Though I have a written an article about a deck that I really loved for Worlds (and a deck that I feel is great for States), the more important thing to take away from this article is how awesome States is as a tournament. States is a tournament I look forward to playing every year, because it is a laid back tournament where I get to have a great time playing Magic without any of the other concerns of high level play. When I saw States taken away a few years ago, I got more upset about losing that than when I heard about the professional circuit was losing a Pro Tour.

That is how strongly I feel about States!

States was the first big tournament I ever played, many moons ago, with all my friends from the local store. Sure, we all did horribly, but it was such a great experience playing in a big tournament with so many people that shared the same hobby as we did.

Would you believe me if I told you that States is what set off my year to Level 5?

It’s true!

Last year, I won Indiana States with an innovative Merfolk decklist designed by Adam Prosak.
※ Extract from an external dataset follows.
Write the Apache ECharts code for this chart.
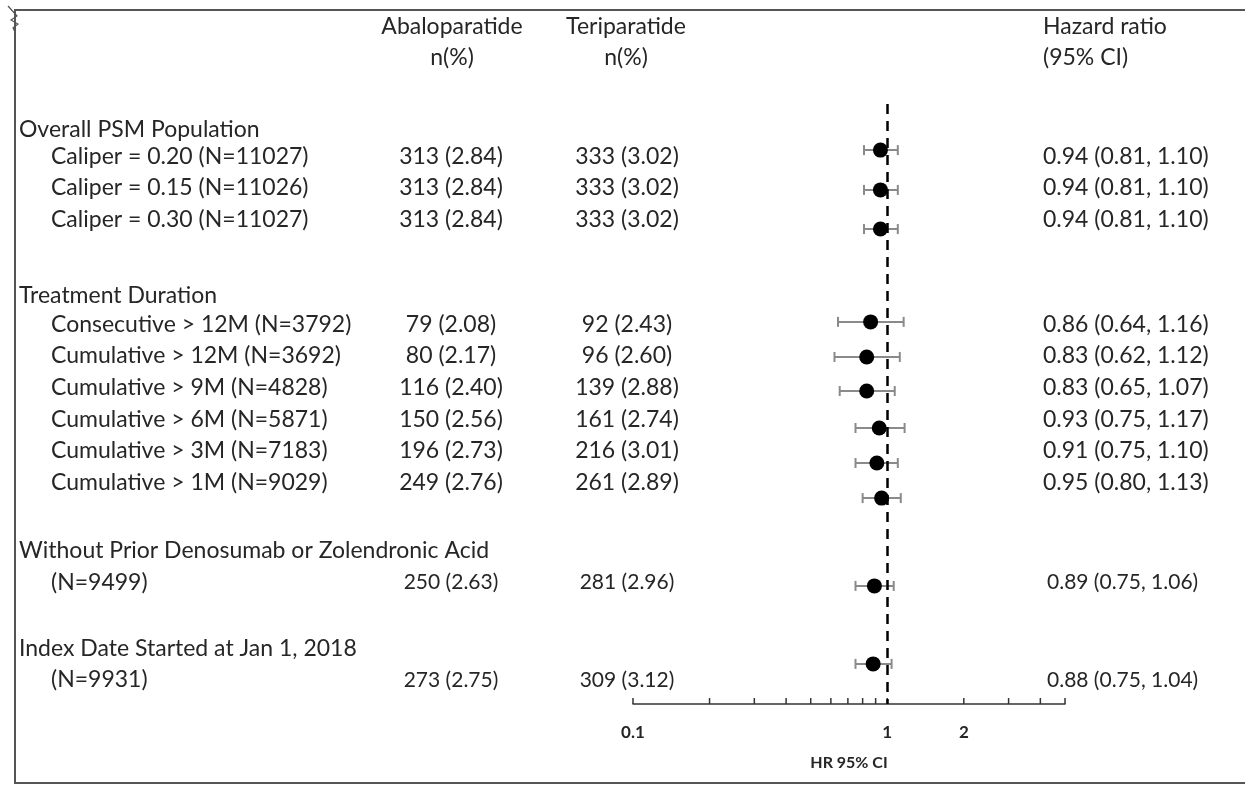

With free entries to Constructed Grands Prix and Pro Tour Qualifiers, I was able to play as many as it took for me to get qualified for the Pro Tour, and everything went off from there.

Whether you are looking to earn free Constructed events for a year, a place to trade cards, or just a tournament that has a big-time feel but not the atmosphere of a Pro Tour Qualifier, States is the perfect Magic tournament. I hope each and every one of you make it out to your State Championship tournament and have a great time. It was the tournament that got me into tournament Magic, and it was the tournament that boosted me on the road to Level 5 status.

If that isn’t a great tournament, I don’t know what is.

Now I have a title to go defend.

Look out, Indianapolis… The champ is here!